Tidak bisa naif memang, pastilah sebuah kebanggaan bagi seorang penyair bila puisi-puisinya dibukukan, apalagi secara lengkap. Karena bukan berarti hanya penghargaan, ini seperti pengukuhan; sebuah peneguhan identitas. Jika sudah pada taraf ini, seorang penyair sudah boleh berbesar hati. Sombong pun bisa jadi diterima.
Akan tetapi bila saya adalah penyair, apresiasi dengan cara ini merupakan ide buruk. Antologi puisi sih wajar saja, tapi tak usah secara lengkap. Kalau secara mendesak seluruh karya saya mesti diterbitkan, paling tidak saya minta untuk dijadikan dalam dua atau tiga volume antologi. Sebab sebuah buku dengan ratusan halaman berisi ratusan sajak di dalamnya adalah celaka; mimpi buruk di siang bolong; obat bikin sontok paling mustajab.
Sayangnya, meski tahu kadang-kadang membosankan, puisi juga membuat saya ketagihan. Memang puisi bisa jadi berlebihan dan membosankan, tapi juga bisa jadi dicintai. Dan sejak pertama kali, ada yang tak pernah hilang dalam ingatan saya ketika bersentuhan dengan puisi. Ada sebuah aspek momentan. Ada suatu kelangkaan yang hadir hanya sekali. Puisi membangun momen, yang langka. Dengan itu, waktu berasa seperti kejutan; waktu hadir selalu berupa momentum.

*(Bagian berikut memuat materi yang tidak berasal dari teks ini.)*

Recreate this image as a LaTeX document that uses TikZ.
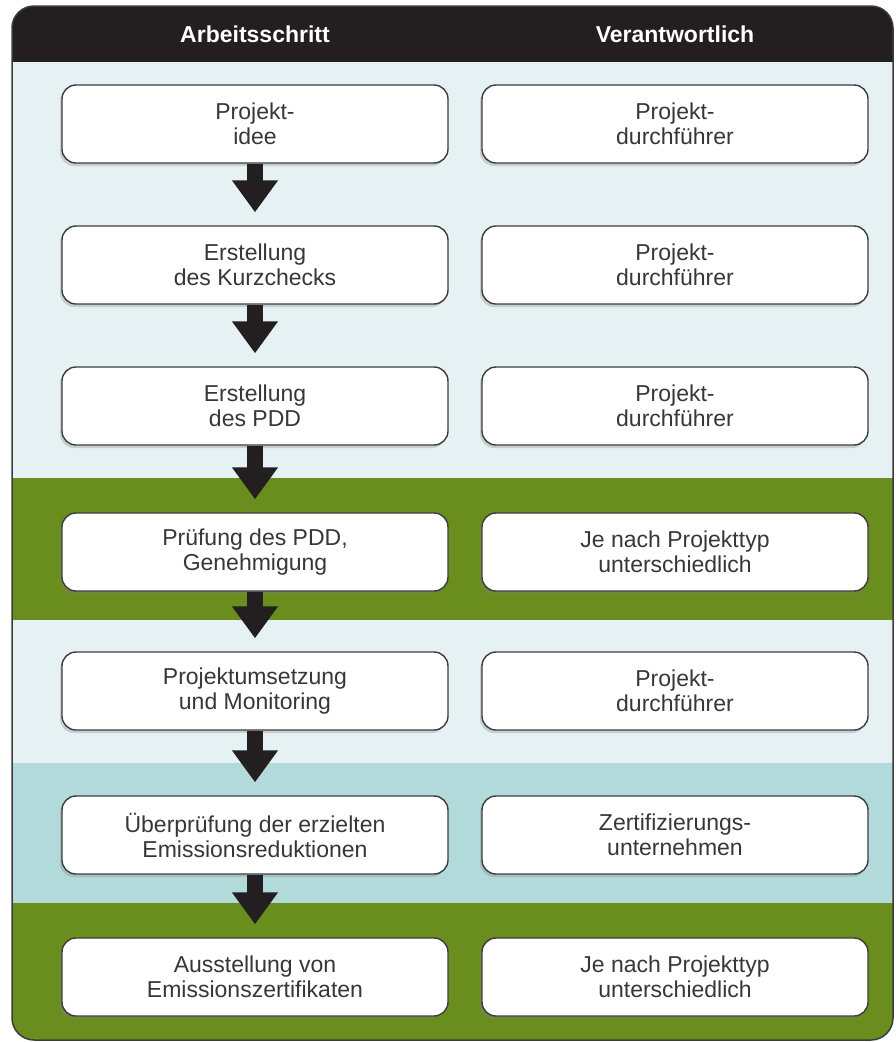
\documentclass[tikz,border=0pt]{standalone}
\usepackage{fontspec}
\setmainfont{Liberation Sans}
\usetikzlibrary{arrows.meta,shadows}
\definecolor{headblack}{RGB}{35,31,32}
\definecolor{paleblue}{RGB}{230,241,243}
\definecolor{grassgreen}{RGB}{106,142,30}
\definecolor{seateal}{RGB}{178,218,219}
\definecolor{framegrey}{RGB}{60,60,60}
\definecolor{textgrey}{RGB}{55,55,55}
\begin{document}
\begin{tikzpicture}[x=1pt,y=-1pt,
  stepbox/.style={draw=framegrey,line width=1.4pt,fill=white,rounded corners=14pt,
    minimum width=386pt,minimum height=78pt,align=center,text=textgrey,
    font=\fontsize{23}{25}\selectfont,
    drop shadow={shadow xshift=-2pt,shadow yshift=-3pt,opacity=.3}},
  headtext/.style={text=white,font=\fontsize{23}{25}\selectfont\bfseries},
  bigarrow/.style={draw=headblack,line width=16pt,
    -{Triangle[width=44pt,length=32pt]},shorten >=13pt}]
\useasboundingbox (0,0) rectangle (895,1042);
% coloured bands
\begin{scope}
\clip[rounded corners=22pt] (12,6) rectangle (893,1040);
\fill[headblack] (12,6) rectangle (893,62);
\fill[paleblue] (12,62) rectangle (893,478);
\fill[grassgreen] (12,478) rectangle (893,620);
\fill[paleblue] (12,620) rectangle (893,763);
\fill[seateal] (12,763) rectangle (893,903);
\fill[grassgreen] (12,903) rectangle (893,1040);
\end{scope}
\draw[framegrey,line width=1.5pt,rounded corners=22pt] (12,6) rectangle (893,1040);
\node[headtext] (head1) at (255,34) {Arbeitsschritt};
\node[headtext] (head2) at (675,34) {Verantwortlich};
% steps and who is responsible
\foreach \i/\y/\a/\b in {1/124/{Projekt-\\idee}/{Projekt-\\durchführer},
  2/265/{Erstellung\\des Kurzchecks}/{Projekt-\\durchführer},
  3/406/{Erstellung\\des PDD}/{Projekt-\\durchführer},
  4/552/{Prüfung des PDD,\\Genehmigung}/{Je nach Projekttyp\\unterschiedlich},
  5/691/{Projektumsetzung\\und Monitoring}/{Projekt-\\durchführer},
  6/835/{Überprüfung der erzielten\\Emissionsreduktionen}/{Zertifizierungs-\\unternehmen},
  7/977/{Ausstellung von\\Emissionszertifikaten}/{Je nach Projekttyp\\unterschiedlich}}
{
\node[stepbox] (step\i) at (255,\y) {\a};
\node[stepbox] (resp\i) at (675,\y) {\b};
}
\foreach \i [count=\j from 2] in {1,...,6}
\draw[bigarrow] (step\i) -- (step\j);
\end{tikzpicture}
\end{document}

Sebenarnya saya sudah lama tidak membaca puisi. Sudah begitu lama “momen” yang langka itu tidak hadir. Dan saya tahu, momen itu tidak akan hadir tanpa saya membangun imaji tentangnya. Sampai beberapa hari lalu saya menemukan buku Sajak-sajak Lengkap Goenawan Mohamad terselip rapi di rak buku tetangga kos saya. Walaupun sudah membacanya beberapa kali di tahun-tahun yang lalu, saya tetap meminjamnya untuk dibaca. Mungkin sekadar nostalgia.
Benar saja, akhirnya saya menemukan lagi puisi-puisi GM kesukaan, seperti Catatan-Catatan Jakarta; Berjaga Padamukah Lampu-Lampu Ini, Cintaku?; Tahun pun Turun Membuka Sayapnya; Dingin Tak Tercatat; Di Beranda Ini Angin Tak Kedengaran Lagi; Sajak Anak-Anak Mati; dan banyak lagi yang lain. Juga saya bertemu dengan banyak puisi yang hanya saya ingat separuh saja, yang hanya ingat judulnya saja, bahkan yang tak ingat sama sekali. Dan saat sampai kira-kira di pertengahan buku, saya menemukan sajak 30 Tahun Kemudian.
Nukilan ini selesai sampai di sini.